Exercise objective —
Say how many lines hold the string "this", and nothing more.

Provided records —
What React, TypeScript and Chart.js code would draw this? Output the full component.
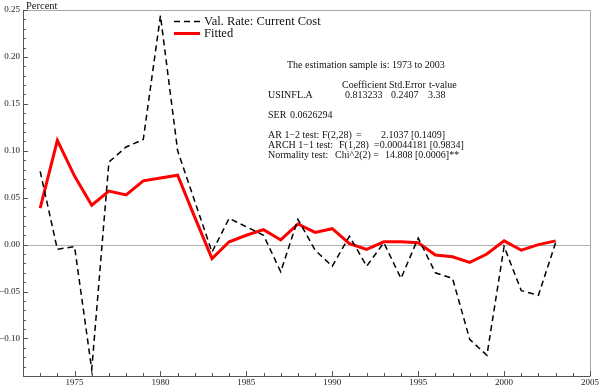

...

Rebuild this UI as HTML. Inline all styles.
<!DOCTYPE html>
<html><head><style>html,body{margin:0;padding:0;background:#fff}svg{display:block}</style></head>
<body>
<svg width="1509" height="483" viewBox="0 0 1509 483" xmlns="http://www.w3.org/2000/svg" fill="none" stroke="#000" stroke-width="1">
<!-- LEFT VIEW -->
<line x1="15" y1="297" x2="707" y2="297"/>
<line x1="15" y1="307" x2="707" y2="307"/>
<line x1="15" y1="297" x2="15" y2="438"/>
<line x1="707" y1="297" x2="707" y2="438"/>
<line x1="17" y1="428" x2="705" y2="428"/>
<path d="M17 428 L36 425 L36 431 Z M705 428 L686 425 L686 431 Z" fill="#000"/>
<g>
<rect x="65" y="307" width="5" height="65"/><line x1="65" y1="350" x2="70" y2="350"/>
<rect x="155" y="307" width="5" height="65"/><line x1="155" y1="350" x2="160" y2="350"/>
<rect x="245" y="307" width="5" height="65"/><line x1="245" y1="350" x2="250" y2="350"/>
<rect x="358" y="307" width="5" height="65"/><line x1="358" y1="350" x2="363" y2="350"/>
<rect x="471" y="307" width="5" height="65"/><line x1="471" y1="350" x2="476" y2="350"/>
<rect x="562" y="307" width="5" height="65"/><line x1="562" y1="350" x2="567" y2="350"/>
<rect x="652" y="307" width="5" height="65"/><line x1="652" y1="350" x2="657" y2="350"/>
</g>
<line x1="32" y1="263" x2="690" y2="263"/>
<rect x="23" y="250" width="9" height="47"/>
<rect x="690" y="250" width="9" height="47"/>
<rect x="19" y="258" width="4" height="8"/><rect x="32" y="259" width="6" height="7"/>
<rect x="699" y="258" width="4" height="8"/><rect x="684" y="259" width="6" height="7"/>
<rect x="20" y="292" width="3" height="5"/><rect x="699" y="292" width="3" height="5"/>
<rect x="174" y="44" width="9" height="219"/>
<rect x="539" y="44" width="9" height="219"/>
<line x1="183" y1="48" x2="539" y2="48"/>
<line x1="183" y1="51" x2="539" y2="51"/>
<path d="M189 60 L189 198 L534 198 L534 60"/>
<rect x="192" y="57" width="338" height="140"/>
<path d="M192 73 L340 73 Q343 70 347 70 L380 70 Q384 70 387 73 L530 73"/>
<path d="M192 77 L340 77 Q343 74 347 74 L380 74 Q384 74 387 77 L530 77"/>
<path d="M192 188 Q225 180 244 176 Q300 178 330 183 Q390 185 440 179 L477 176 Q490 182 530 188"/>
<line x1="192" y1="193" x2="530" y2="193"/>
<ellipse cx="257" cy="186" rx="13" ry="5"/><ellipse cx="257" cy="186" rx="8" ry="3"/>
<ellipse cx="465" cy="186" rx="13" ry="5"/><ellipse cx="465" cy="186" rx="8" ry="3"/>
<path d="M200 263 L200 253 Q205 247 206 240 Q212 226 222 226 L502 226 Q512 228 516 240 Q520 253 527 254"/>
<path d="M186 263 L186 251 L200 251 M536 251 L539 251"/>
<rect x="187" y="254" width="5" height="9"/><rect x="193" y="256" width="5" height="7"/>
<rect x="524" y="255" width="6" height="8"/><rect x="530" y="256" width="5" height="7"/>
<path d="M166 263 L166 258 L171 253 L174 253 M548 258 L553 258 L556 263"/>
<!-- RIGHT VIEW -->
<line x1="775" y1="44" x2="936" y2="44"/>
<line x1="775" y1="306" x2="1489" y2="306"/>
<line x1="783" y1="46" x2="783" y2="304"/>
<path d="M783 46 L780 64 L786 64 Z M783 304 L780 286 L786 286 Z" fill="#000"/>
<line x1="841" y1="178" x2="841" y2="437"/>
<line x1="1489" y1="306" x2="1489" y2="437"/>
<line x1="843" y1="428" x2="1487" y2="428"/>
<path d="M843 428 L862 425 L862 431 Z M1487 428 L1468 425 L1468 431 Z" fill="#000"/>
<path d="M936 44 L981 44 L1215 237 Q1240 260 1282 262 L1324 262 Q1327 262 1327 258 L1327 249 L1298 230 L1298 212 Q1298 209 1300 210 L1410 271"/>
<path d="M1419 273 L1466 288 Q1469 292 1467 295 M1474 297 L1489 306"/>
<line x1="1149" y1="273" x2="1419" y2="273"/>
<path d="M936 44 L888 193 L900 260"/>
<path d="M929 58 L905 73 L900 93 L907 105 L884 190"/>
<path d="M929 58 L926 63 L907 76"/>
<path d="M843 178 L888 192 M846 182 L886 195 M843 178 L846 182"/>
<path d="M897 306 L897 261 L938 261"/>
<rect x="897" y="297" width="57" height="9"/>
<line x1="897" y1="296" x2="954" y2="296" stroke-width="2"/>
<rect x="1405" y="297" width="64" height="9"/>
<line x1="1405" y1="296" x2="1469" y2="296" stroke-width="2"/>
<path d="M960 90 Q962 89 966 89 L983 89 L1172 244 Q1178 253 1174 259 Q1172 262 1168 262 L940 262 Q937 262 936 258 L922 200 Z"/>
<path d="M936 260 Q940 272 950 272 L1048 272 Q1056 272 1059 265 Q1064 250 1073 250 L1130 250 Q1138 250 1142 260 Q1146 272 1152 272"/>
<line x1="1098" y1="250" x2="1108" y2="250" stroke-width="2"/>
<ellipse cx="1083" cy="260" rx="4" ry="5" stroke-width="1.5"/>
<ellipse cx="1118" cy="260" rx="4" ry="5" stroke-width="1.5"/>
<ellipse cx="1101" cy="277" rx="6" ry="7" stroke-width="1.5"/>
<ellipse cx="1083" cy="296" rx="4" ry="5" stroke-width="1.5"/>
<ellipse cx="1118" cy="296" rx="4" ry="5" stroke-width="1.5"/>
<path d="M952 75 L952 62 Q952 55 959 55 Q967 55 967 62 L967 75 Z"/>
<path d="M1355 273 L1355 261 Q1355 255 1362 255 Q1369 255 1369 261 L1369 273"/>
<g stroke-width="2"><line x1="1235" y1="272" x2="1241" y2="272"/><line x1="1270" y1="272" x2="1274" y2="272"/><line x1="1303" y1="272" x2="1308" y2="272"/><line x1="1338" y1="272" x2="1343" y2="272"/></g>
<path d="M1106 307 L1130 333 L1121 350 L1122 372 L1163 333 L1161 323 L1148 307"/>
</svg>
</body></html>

* * *

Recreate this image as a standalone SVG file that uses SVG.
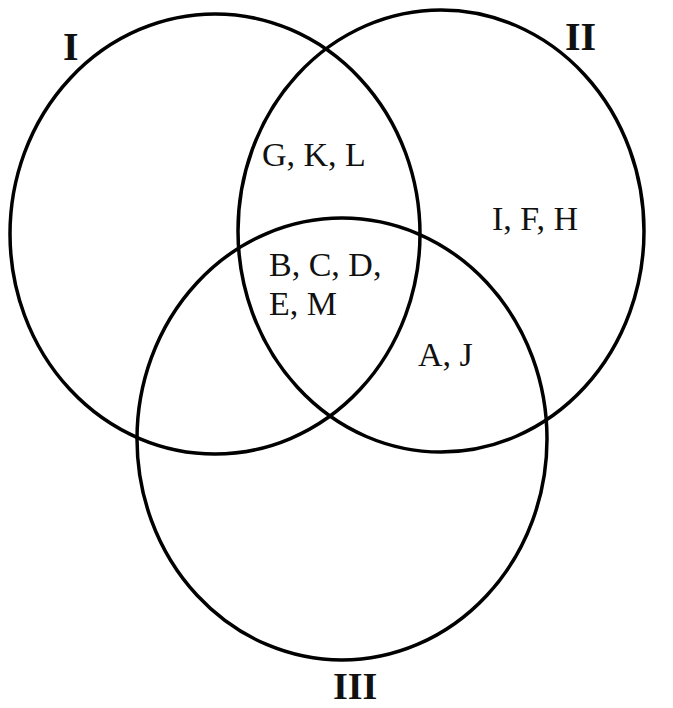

Task solution —
3